Experimental investigation of the non-Markovian dynamics of classical and quantum correlations
Jin-Shi Xu, Chuan-Feng Li, Cheng-Jie Zhang, Xiao-Ye Xu, Yong-Sheng, Zhang, Guang-Can Guo

TL;DR
This study experimentally explores how classical and quantum correlations evolve in a non-Markovian environment, revealing phenomena like sudden transitions, revivals, and control mechanisms relevant for quantum memory applications.
Contribution
It provides the first experimental observation of correlation dynamics, including revivals and control, in a non-Markovian environment for Bell diagonal states.
Findings
Quantum correlations revive due to phase refocusing.
Classical correlations remain constant despite non-Markovian effects.
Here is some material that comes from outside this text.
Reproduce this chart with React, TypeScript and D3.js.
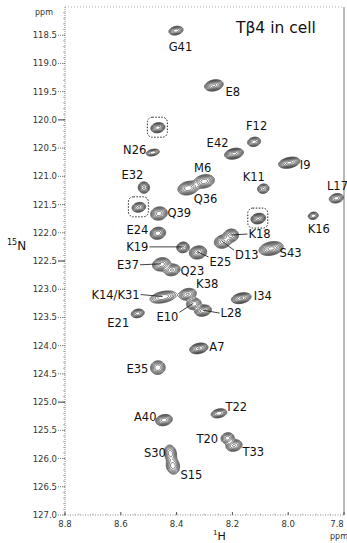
import React, { useRef, useEffect } from "react";
import * as d3 from "d3";

// assigned cross peaks (1H ppm, 15N ppm), relative height and gaussian width (ppm)
const residues = [
  "G41", "E8", "N26", "F12", "E42", "I9", "K11", "L17", "M6", "Q36",
  "E32", "Q39", "E24", "K19", "E37", "Q23", "E25", "D13", "K18", "S43",
  "K16", "K14/K31", "K38", "E10", "L28", "I34", "E21", "A7", "E35", "A40",
  "T22", "T20", "T33", "S30", "S15",
];
const hPpm = [
  8.404, 8.268, 8.487, 8.124, 8.196, 7.998, 8.091, 7.829, 8.303, 8.36,
  8.519, 8.465, 8.469, 8.379, 8.456, 8.418, 8.325, 8.237, 8.207, 8.063,
  7.912, 8.45, 8.362, 8.34, 8.307, 8.17, 8.541, 8.322, 8.469, 8.447,
  8.25, 8.219, 8.196, 8.424, 8.415,
];
const nPpm = [
  118.41, 119.38, 120.57, 120.38, 120.59, 120.75, 121.21, 121.38, 121.08, 121.2,
  121.19, 121.65, 122.0, 122.25, 122.55, 122.65, 122.34, 122.15, 122.04, 122.27,
  121.69, 123.13, 123.08, 123.25, 123.37, 123.15, 123.42, 124.04, 124.38, 125.31,
  125.19, 125.63, 125.76, 125.9, 126.12,
];
const heights = [
  0.8, 1.5, 0.6, 0.8, 1.6, 1.6, 0.7, 0.8, 1.2, 1.3,
  1.0, 1.2, 1.3, 1.0, 1.2, 1.0, 1.4, 1.1, 1.1, 1.6,
  0.6, 0.9, 1.0, 0.9, 1.2, 1.4, 0.8, 1.4, 0.9, 1.2,
  0.9, 0.8, 1.0, 0.8, 0.8,
];
const widthH = [
  0.012, 0.014, 0.012, 0.011, 0.014, 0.016, 0.010, 0.012, 0.016, 0.016,
  0.009, 0.013, 0.012, 0.010, 0.014, 0.013, 0.013, 0.013, 0.012, 0.018,
  0.009, 0.022, 0.014, 0.012, 0.013, 0.015, 0.011, 0.014, 0.012, 0.013,
  0.013, 0.011, 0.013, 0.010, 0.011,
];
const widthN = [
  0.035, 0.04, 0.028, 0.038, 0.038, 0.038, 0.04, 0.038, 0.05, 0.05,
  0.045, 0.05, 0.045, 0.042, 0.05, 0.045, 0.048, 0.05, 0.05, 0.048,
  0.032, 0.045, 0.045, 0.045, 0.042, 0.038, 0.035, 0.038, 0.055, 0.042,
  0.035, 0.045, 0.045, 0.07, 0.07,
];

// unassigned peaks marked with dotted boxes
const boxedH = [8.469, 8.537, 8.109];
const boxedN = [120.13, 121.54, 121.74];
const boxedHeight = [1.2, 1.0, 1.5];

const xTickLabels = ["8.8", "8.6", "8.4", "8.2", "8.0", "7.8"];
const yTickLabels = [
  "118.5", "119.0", "119.5", "120.0", "120.5", "121.0", "121.5", "122.0", "122.5",
  "123.0", "123.5", "124.0", "124.5", "125.0", "125.5", "126.0", "126.5", "127.0",
];
const contourLevels = [0.08, 0.12, 0.18, 0.27, 0.4, 0.6, 0.9, 1.3];

// label placement: offset from peak (px), anchor, leader line
const labelLayout: Record<string, [number, number, string, boolean]> = {
  G41: [5, 17, "middle", false],
  E8: [12, 7, "start", false],
  N26: [-6, -2, "end", false],
  F12: [3, -15, "middle", false],
  E42: [-5, -10, "end", false],
  I9: [11, 3, "start", false],
  K11: [-9, -11, "middle", false],
  L17: [-9, -12, "start", false],
  M6: [-1, -13, "middle", false],
  Q36: [6, 11, "start", false],
  E32: [-11, -12, "middle", false],
  Q39: [9, 0, "start", false],
  E24: [-9, -3, "end", false],
  K19: [-34, 0, "end", true],
  E37: [-22, 1, "end", true],
  Q23: [9, 2, "start", false],
  E25: [12, 10, "start", true],
  K18: [18, -1, "start", true],
  D13: [13, 14, "start", true],
  S43: [9, 5, "start", false],
  K16: [6, 14, "middle", false],
  "K14/K31": [-23, -2, "end", true],
  K38: [20, -10, "middle", false],
  E10: [-15, 14, "end", true],
  L28: [18, 3, "start", true],
  I34: [13, -2, "start", false],
  E21: [-19, 10, "middle", false],
  A7: [11, -1, "start", false],
  E35: [-9, 2, "end", false],
  A40: [-7, -3, "end", false],
  T22: [7, -6, "start", false],
  T20: [-9, 1, "end", false],
  T33: [9, 7, "start", false],
  S30: [-4, 0, "end", false],
  S15: [8, 10, "start", false],
};

const font = "'DejaVu Sans', Verdana, sans-serif";

const App = () => {
  const svgRef = useRef<SVGSVGElement>(null);

  useEffect(() => {
    const svg = d3.select(svgRef.current);
    svg.selectAll("*").remove();

    const left = 65, right = 344, top = 7, bottom = 515;
    const x = d3.scaleLinear().domain([8.8, 7.8]).range([left, right]);
    const y = d3.scaleLinear().domain([118, 127]).range([top, bottom]);

    // build a synthetic spectrum from the peak list, then contour it
    const nx = right - left, ny = bottom - top;
    const grid = new Float64Array(nx * ny);
    const tilt = (-12 * Math.PI) / 180;
    const c = Math.cos(tilt), s = Math.sin(tilt);
    const addPeak = (h: number, n: number, a: number, sh: number, sn: number) => {
      const cx = x(h) - left, cy = y(n) - top;
      const sx = Math.abs(x(h + sh) - x(h)), sy = Math.abs(y(n + sn) - y(n));
      const r = 4 * Math.max(sx, sy);
      for (let j = Math.max(0, Math.floor(cy - r)); j < Math.min(ny, Math.ceil(cy + r)); j++) {
        for (let i = Math.max(0, Math.floor(cx - r)); i < Math.min(nx, Math.ceil(cx + r)); i++) {
          const dx = i - cx, dy = j - cy;
          const u = dx * c + dy * s, v = -dx * s + dy * c;
          grid[j * nx + i] += a * Math.exp(-0.5 * ((u * u) / (sx * sx) + (v * v) / (sy * sy)));
        }
      }
    };
    residues.forEach((_, i) => addPeak(hPpm[i], nPpm[i], heights[i], widthH[i], widthN[i]));
    boxedH.forEach((h, i) => addPeak(h, boxedN[i], boxedHeight[i], 0.011, 0.038));

    const contours = d3.contours().size([nx, ny]).thresholds(contourLevels)(grid as any);
    const path = d3.geoPath(d3.geoIdentity().translate([left, top]));
    svg
      .append("g")
      .selectAll("path")
      .data(contours)
      .join("path")
      .attr("d", path as any)
      .attr("fill", "none")
      .attr("stroke", "#222")
      .attr("stroke-width", 0.6);

    // dotted boxes
    svg
      .append("g")
      .selectAll("rect")
      .data(boxedH)
      .join("rect")
      .attr("x", (d) => x(d) - 10)
      .attr("y", (d, i) => y(boxedN[i]) - 10)
      .attr("width", 20)
      .attr("height", 20)
      .attr("rx", 5)
      .attr("fill", "none")
      .attr("stroke", "#222")
      .attr("stroke-width", 1)
      .attr("stroke-dasharray", "1.5,1.5");

    // frame
    const frame = svg.append("g").attr("fill", "none");
    frame.append("line").attr("x1", left).attr("x2", right).attr("y1", top).attr("y2", top)
      .attr("stroke", "#aaa").attr("stroke-dasharray", "1,2");
    frame.append("line").attr("x1", right).attr("x2", right).attr("y1", top).attr("y2", bottom)
      .attr("stroke", "#777");
    frame.append("line").attr("x1", left).attr("x2", left).attr("y1", top).attr("y2", bottom)
      .attr("stroke", "#888").attr("stroke-dasharray", "1,1");
    frame.append("line").attr("x1", left).attr("x2", right).attr("y1", bottom).attr("y2", bottom)
      .attr("stroke", "#888").attr("stroke-dasharray", "1,1.5");

    // y axis
    const yAxis = svg.append("g");
    d3.range(118.1, 127, 0.1).forEach((v) => {
      yAxis.append("line").attr("x1", left - 2).attr("x2", left).attr("y1", y(v)).attr("y2", y(v))
        .attr("stroke", "#888").attr("stroke-width", 0.6);
    });
    yTickLabels.forEach((t) => {
      const v = +t;
      const major = t === "120.0" || t === "122.5" || t === "125.0";
      yAxis.append("line").attr("x1", left - 7).attr("x2", left).attr("y1", y(v)).attr("y2", y(v))
        .attr("stroke", major ? "#333" : "#777")
        .attr("stroke-dasharray", major ? null : "1,1");
      yAxis.append("text").attr("x", left - 8).attr("y", y(v) + 3).attr("text-anchor", "end")
        .attr("font-size", 8.5).attr("fill", "#333").attr("font-family", font).text(t);
    });

    // x axis
    const xAxis = svg.append("g");
    d3.range(7.85, 8.8, 0.05).forEach((v) => {
      xAxis.append("line").attr("x1", x(v)).attr("x2", x(v)).attr("y1", bottom).attr("y2", bottom - 1.5)
        .attr("stroke", "#888").attr("stroke-width", 0.6);
    });
    xTickLabels.forEach((t) => {
      const v = +t;
      xAxis.append("line").attr("x1", x(v)).attr("x2", x(v)).attr("y1", bottom).attr("y2", bottom - 3)
        .attr("stroke", "#555");
      xAxis.append("text").attr("x", Math.min(x(v), 337)).attr("y", 527).attr("text-anchor", "middle")
        .attr("font-size", 8.5).attr("fill", "#333").attr("font-family", font).text(t);
    });

    // peak labels
    const labels = svg.append("g").attr("font-family", font).attr("font-size", 11.5).attr("fill", "#111");
    residues.forEach((r, i) => {
      const [dx, dy, anchor, leader] = labelLayout[r];
      const px = x(hPpm[i]), py = y(nPpm[i]);
      const lx = px + dx, ly = py + dy;
      labels.append("text").attr("x", lx).attr("y", ly + 4).attr("text-anchor", anchor).text(r);
      if (leader) {
        const ex = anchor === "end" ? lx + 1 : lx - 1;
        let ey = ly;
        if (Math.abs(dy) > 8) ey = ly - Math.sign(dy) * 5;
        labels.append("line").attr("x1", px).attr("y1", py).attr("x2", ex).attr("y2", ey)
          .attr("stroke", "#111").attr("stroke-width", 0.8);
      }
    });

    // title and axis names
    svg.append("text").attr("x", 236).attr("y", 33).attr("font-size", 15.5).attr("fill", "#111")
      .attr("font-family", font).text("Tβ4 in cell");
    svg.append("text").attr("x", 35).attr("y", 15).attr("font-size", 8).attr("fill", "#333")
      .attr("font-family", font).text("ppm");
    svg.append("text").attr("x", 330).attr("y", 539).attr("font-size", 8).attr("fill", "#333")
      .attr("font-family", font).text("ppm");

    const nLabel = svg.append("text").attr("x", 7).attr("y", 250).attr("font-family", font).attr("fill", "#111");
    nLabel.append("tspan").attr("font-size", 8).attr("dy", -5).text("15");
    nLabel.append("tspan").attr("font-size", 12).attr("dy", 5).text("N");

    const hLabel = svg.append("text").attr("x", 213).attr("y", 540).attr("font-family", font).attr("fill", "#111");
    hLabel.append("tspan").attr("font-size", 7).attr("dy", -5).text("1");
    hLabel.append("tspan").attr("font-size", 11).attr("dy", 5).text("H");
  }, []);

  return (
    <svg
      ref={svgRef}
      width={347}
      height={543}
      style={{ position: "absolute", left: 0, top: 0, background: "#fff" }}
    ></svg>
  );
};

export default App;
Correlation revival times can be controlled using optical operations.
Abstract
We experimentally investigate the dynamics of classical and quantum correlations of a Bell diagonal state in a non-Markovian dephasing environment. The sudden transition from classical to quantum decoherence regime is observed during the dynamics of such kind of Bell diagonal state. Due to the refocusing effect of the overall relative phase, the quantum correlation revives from near zero and then decays again in the subsequent evolution. However, the non-Markovian effect is too weak to revive the classical correlation, which remains constant in the same evolution range. With the implementation of an optical operation, the sudden transition from quantum to classical revival regime is obtained and correlation echoes are formed. Our method can be used to control the revival time of correlations, which would be important in quantum memory.